Lollipop also doesn't do much to take advantage of the additional space. Having a larger screen makes it so you can read more text at a time from a book or Chrome page, but the new update lacks features like split-screen mode and floating apps, which can be incredibly useful when you're trying to multitask. Additionally, none of Android's native apps come with extra panes when you turn the phone onto its side and use it in landscape mode. You can't even convert the home screen into landscape, which can be slightly annoying if you're trying to move from one app to another (at least Overview works this way, but that's only helpful if you're switching to an app or Chrome tab that you've recently used).
Just like on the original Moto X, the Nexus 6 (and any Lollipop-supported device with the right hardware) comes with voice activation, allowing you to use "OK Google" as the voice trigger. However, you don't get the chance to make up your own phrase, as you can on the Moto X; it's unfortunate that Motorola didn't work with Google to incorporate the feature this time around. In general, too, the voice activation still needs a little more work on the N6 -- it didn't always hear my voice.

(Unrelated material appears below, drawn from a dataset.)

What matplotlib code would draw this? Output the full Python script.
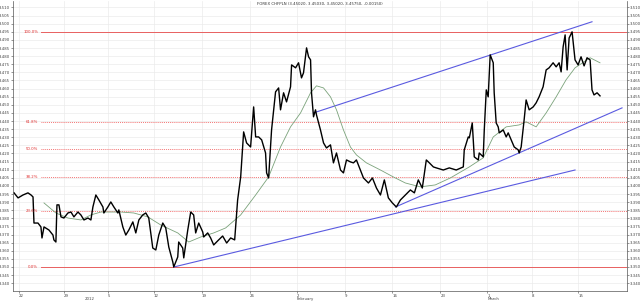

Strangely, the double-tap-to-wake feature, which was shown off in early hands-on demos and prominently featured on the Nexus 9, is now nowhere to be seen. I've asked Google for comment, and a company rep simply responded that the feature is not included on the device right now. It seems odd that it got left out of the final product, as it would've made it a little easier to handle the phone with one hand.
The Nexus lineup is designed to express Google's hardware vision for Android manufacturers. Historically, however, we'd have to take its imaging "vision" with a grain of salt: The past few Nexus' cameras have been mediocre at best. Combine this tradition with the subpar shooters on Motorola's latest phones, and you'll understand why I didn't have high expectations for the Nexus 6's camera going into this review. Its 13-megapixel rear module means you'll at least get a higher resolution than the 8MP Nexus 5, and it also comes with optical image stabilization, a pleasant addition. It should also be better than its predecessor at taking low-light shots thanks to its f/2.0 aperture (a bump up from f/2.4 on the N5).
If you've used the latest stock Android camera app, you'll feel at home on the N6. You can pull up a camera mode menu by swiping out from the left edge; this lets you choose among camera, video, panorama, lens blur and Photo Sphere (yep, it's still supported). Like Motorola's other phones, it's missing some manual options; you can change resolution and exposure, but not white balance, ISO, shutter speed or anything else. You can do a ton of tweaks after the fact, though it's best not to rely on that every time you take a cruddy shot. Also, you can still access the camera directly from the lock screen, as you've been able to do in previous versions of Android, with one difference: You have to swipe directly left from the camera icon in the bottom-right corner of the screen in order to activate it. (Same goes for the phone dialer, which requires swiping directly right.)